Records shown>
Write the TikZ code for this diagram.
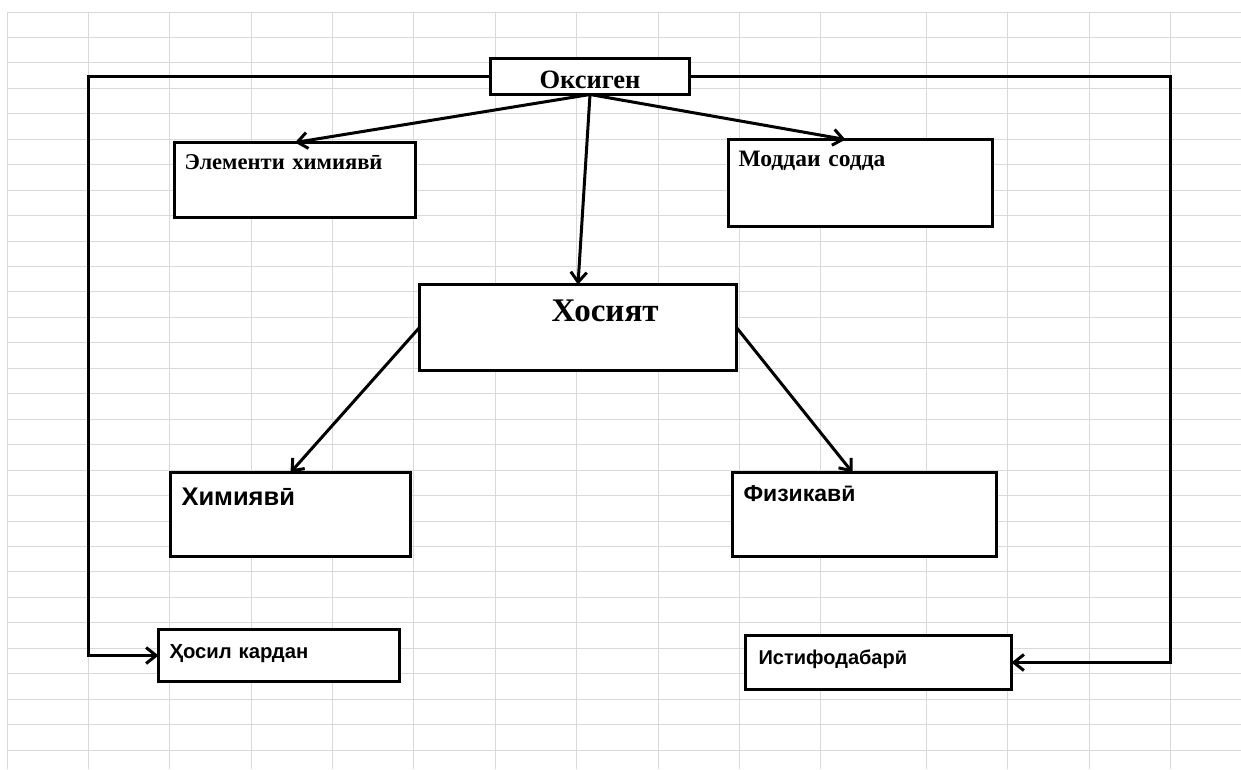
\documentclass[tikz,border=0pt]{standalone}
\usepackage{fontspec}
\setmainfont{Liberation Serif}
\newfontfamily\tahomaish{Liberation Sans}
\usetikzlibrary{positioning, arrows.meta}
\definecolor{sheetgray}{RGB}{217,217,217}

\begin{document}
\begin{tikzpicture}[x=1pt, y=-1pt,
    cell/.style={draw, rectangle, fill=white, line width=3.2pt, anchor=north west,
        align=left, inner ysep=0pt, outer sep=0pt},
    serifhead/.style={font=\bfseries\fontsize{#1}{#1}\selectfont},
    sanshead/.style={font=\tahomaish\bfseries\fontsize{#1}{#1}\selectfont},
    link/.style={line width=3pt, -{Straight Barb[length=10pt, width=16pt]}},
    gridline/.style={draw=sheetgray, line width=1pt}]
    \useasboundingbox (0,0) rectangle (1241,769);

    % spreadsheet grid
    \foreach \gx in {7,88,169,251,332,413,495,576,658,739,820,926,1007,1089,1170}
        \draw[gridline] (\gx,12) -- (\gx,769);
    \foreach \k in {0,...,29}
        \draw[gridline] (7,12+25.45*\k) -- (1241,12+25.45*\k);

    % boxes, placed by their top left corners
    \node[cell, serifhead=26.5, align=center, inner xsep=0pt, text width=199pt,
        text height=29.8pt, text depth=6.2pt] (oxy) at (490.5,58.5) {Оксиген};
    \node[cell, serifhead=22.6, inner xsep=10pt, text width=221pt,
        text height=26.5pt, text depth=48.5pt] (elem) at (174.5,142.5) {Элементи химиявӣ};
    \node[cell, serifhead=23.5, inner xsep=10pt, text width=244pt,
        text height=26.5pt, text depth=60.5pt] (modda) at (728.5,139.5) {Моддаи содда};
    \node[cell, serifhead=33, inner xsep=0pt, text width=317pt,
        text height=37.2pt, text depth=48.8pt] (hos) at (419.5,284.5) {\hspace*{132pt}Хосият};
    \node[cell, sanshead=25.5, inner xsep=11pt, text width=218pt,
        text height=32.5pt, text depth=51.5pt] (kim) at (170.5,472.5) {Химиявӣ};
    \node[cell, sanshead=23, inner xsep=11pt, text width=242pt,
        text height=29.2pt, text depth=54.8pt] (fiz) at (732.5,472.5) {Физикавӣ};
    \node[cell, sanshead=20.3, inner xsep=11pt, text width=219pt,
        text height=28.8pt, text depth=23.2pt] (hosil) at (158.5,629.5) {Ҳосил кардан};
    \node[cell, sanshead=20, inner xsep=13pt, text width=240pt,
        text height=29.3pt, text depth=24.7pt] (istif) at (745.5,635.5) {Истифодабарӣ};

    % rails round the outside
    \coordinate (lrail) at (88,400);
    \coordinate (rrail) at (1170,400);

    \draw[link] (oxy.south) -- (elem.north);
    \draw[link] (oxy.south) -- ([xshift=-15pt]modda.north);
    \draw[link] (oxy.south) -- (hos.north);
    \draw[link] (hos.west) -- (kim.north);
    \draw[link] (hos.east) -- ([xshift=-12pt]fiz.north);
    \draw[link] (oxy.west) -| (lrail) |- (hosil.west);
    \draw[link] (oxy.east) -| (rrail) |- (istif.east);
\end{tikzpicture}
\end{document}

==

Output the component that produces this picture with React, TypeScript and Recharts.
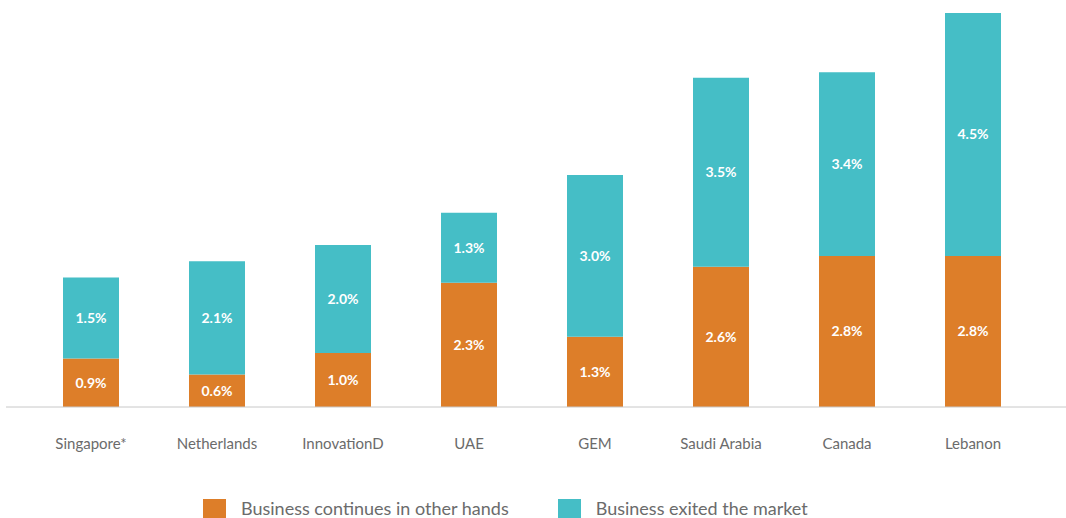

What is expected>
Pictures are excluded. Repeat exactly the lines from the one containing "Write the TikZ code for this diagram." to the one containing "(0,0) rectangle (1241,769);", inclusive.

Completed exercise>
Write the TikZ code for this diagram.
\documentclass[tikz,border=0pt]{standalone}
\usepackage{fontspec}
\setmainfont{Liberation Serif}
\newfontfamily\tahomaish{Liberation Sans}
\usetikzlibrary{positioning, arrows.meta}
\definecolor{sheetgray}{RGB}{217,217,217}

\begin{document}
\begin{tikzpicture}[x=1pt, y=-1pt,
    cell/.style={draw, rectangle, fill=white, line width=3.2pt, anchor=north west,
        align=left, inner ysep=0pt, outer sep=0pt},
    serifhead/.style={font=\bfseries\fontsize{#1}{#1}\selectfont},
    sanshead/.style={font=\tahomaish\bfseries\fontsize{#1}{#1}\selectfont},
    link/.style={line width=3pt, -{Straight Barb[length=10pt, width=16pt]}},
    gridline/.style={draw=sheetgray, line width=1pt}]
    \useasboundingbox (0,0) rectangle (1241,769);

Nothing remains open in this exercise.